Task prompt: Copy each line below exactly and leave the pictures out.

— START OF Information provided —

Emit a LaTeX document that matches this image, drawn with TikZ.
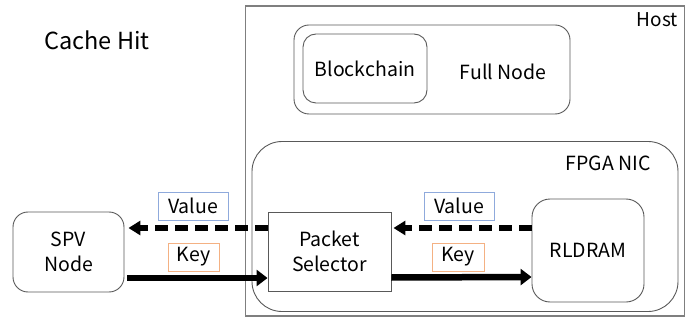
\documentclass[tikz,border=0pt]{standalone}
\usepackage{fontspec}
\setmainfont{Noto Sans CJK JP}
\usetikzlibrary{arrows.meta,calc}
\definecolor{boxgray}{HTML}{595959}
\definecolor{hostgray}{HTML}{7F7F7F}
\definecolor{valblue}{HTML}{8FAADC}
\definecolor{keyorange}{HTML}{F4B183}
\tikzset{
  box/.style={draw=boxgray, line width=0.9pt, minimum width=#1, inner sep=0pt, font=\fontsize{19.5}{25}\selectfont, align=center},
  lbl/.style={draw=#1, line width=0.9pt, inner sep=0pt, font=\fontsize{19.5}{23}\selectfont},
  big/.style={line width=6.5pt, -{Triangle[length=11pt,width=16pt]}},
  bigdash/.style={line width=5.5pt, -{Triangle[length=12pt,width=14pt]}, dash pattern=on 13pt off 7pt}
}
\begin{document}
\begin{tikzpicture}[x=1pt,y=-1pt]
\useasboundingbox (0,0) rectangle (700,320);
% Host
\node[draw=hostgray, line width=1.2pt, minimum width=439pt, minimum height=310pt, inner sep=0pt] (host) at (465,161) {};
\node[anchor=north east, font=\fontsize{19}{23}\selectfont, inner sep=0pt] (hostl) at (678,12) {Host};
% Full node
\node[box=276pt, minimum height=89pt, rounded corners=15pt] (full) at (432,69.5) {};
\node[font=\fontsize{19.5}{23}\selectfont, inner sep=0pt] (fulll) at (503,72) {Full Node};
\node[box=124pt, minimum height=69pt, rounded corners=13pt] (bc) at (365,68.5) {Blockchain};
% FPGA NIC
\node[box=426pt, minimum height=170pt, rounded corners=30pt] (fpga) at (465,226.5) {};
\node[font=\fontsize{19.5}{23}\selectfont, inner sep=0pt] (fpgal) at (608,163) {FPGA NIC};
% Title
\node[font=\fontsize{23.5}{28}\selectfont, inner sep=0pt] (title) at (97,40) {Cache Hit};
% Main nodes
\node[box=111pt, minimum height=80pt, rounded corners=15pt] (spv) at (68.5,252) {SPV\\Node};
\node[box=123pt, minimum height=79pt] (ps) at (329.5,251.5) {Packet\\Selector};
\node[box=112pt, minimum height=103pt, rounded corners=18pt] (rl) at (588,250.5) {RLDRAM};
% Labels
\node[lbl=valblue, minimum width=70pt, minimum height=28pt] (v1) at (193,206) {Value};
\node[lbl=keyorange, minimum width=51pt, minimum height=28pt] (k1) at (193.5,257) {Key};
\node[lbl=valblue, minimum width=70pt, minimum height=28pt] (v2) at (459,206) {Value};
\node[lbl=keyorange, minimum width=52pt, minimum height=28pt] (k2) at (458,257) {Key};
% Arrows
\draw[bigdash] ($(ps.west)+(0,-23.5)$) -- ($(spv.east)+(4,-24)$);
\draw[big] ($(spv.east)+(3,26)$) -- ($(ps.west)+(0,26.5)$);
\draw[bigdash] ($(rl.west)+(0,-22.5)$) -- ($(ps.east)+(2,-23.5)$);
\draw[big] ($(ps.east)+(0,26)$) -- ($(rl.west)+(0,26.5)$);
\end{tikzpicture}
\end{document}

— END OF Information provided —

Output for this exercise:
Emit a LaTeX document that matches this image, drawn with TikZ.
\documentclass[tikz,border=0pt]{standalone}
\usepackage{fontspec}
\setmainfont{Noto Sans CJK JP}
\usetikzlibrary{arrows.meta,calc}
\definecolor{boxgray}{HTML}{595959}
\definecolor{hostgray}{HTML}{7F7F7F}
\definecolor{valblue}{HTML}{8FAADC}
\definecolor{keyorange}{HTML}{F4B183}
\tikzset{
  box/.style={draw=boxgray, line width=0.9pt, minimum width=#1, inner sep=0pt, font=\fontsize{19.5}{25}\selectfont, align=center},
  lbl/.style={draw=#1, line width=0.9pt, inner sep=0pt, font=\fontsize{19.5}{23}\selectfont},
  big/.style={line width=6.5pt, -{Triangle[length=11pt,width=16pt]}},
  bigdash/.style={line width=5.5pt, -{Triangle[length=12pt,width=14pt]}, dash pattern=on 13pt off 7pt}
}
\begin{document}
\begin{tikzpicture}[x=1pt,y=-1pt]
\useasboundingbox (0,0) rectangle (700,320);
% Host
\node[draw=hostgray, line width=1.2pt, minimum width=439pt, minimum height=310pt, inner sep=0pt] (host) at (465,161) {};
\node[anchor=north east, font=\fontsize{19}{23}\selectfont, inner sep=0pt] (hostl) at (678,12) {Host};
% Full node
\node[box=276pt, minimum height=89pt, rounded corners=15pt] (full) at (432,69.5) {};
\node[font=\fontsize{19.5}{23}\selectfont, inner sep=0pt] (fulll) at (503,72) {Full Node};
\node[box=124pt, minimum height=69pt, rounded corners=13pt] (bc) at (365,68.5) {Blockchain};
% FPGA NIC
\node[box=426pt, minimum height=170pt, rounded corners=30pt] (fpga) at (465,226.5) {};
\node[font=\fontsize{19.5}{23}\selectfont, inner sep=0pt] (fpgal) at (608,163) {FPGA NIC};
% Title
\node[font=\fontsize{23.5}{28}\selectfont, inner sep=0pt] (title) at (97,40) {Cache Hit};
% Main nodes
\node[box=111pt, minimum height=80pt, rounded corners=15pt] (spv) at (68.5,252) {SPV\\Node};
\node[box=123pt, minimum height=79pt] (ps) at (329.5,251.5) {Packet\\Selector};
\node[box=112pt, minimum height=103pt, rounded corners=18pt] (rl) at (588,250.5) {RLDRAM};
% Labels
\node[lbl=valblue, minimum width=70pt, minimum height=28pt] (v1) at (193,206) {Value};
\node[lbl=keyorange, minimum width=51pt, minimum height=28pt] (k1) at (193.5,257) {Key};
\node[lbl=valblue, minimum width=70pt, minimum height=28pt] (v2) at (459,206) {Value};
\node[lbl=keyorange, minimum width=52pt, minimum height=28pt] (k2) at (458,257) {Key};
% Arrows
\draw[bigdash] ($(ps.west)+(0,-23.5)$) -- ($(spv.east)+(4,-24)$);
\draw[big] ($(spv.east)+(3,26)$) -- ($(ps.west)+(0,26.5)$);
\draw[bigdash] ($(rl.west)+(0,-22.5)$) -- ($(ps.east)+(2,-23.5)$);
\draw[big] ($(ps.east)+(0,26)$) -- ($(rl.west)+(0,26.5)$);
\end{tikzpicture}
\end{document}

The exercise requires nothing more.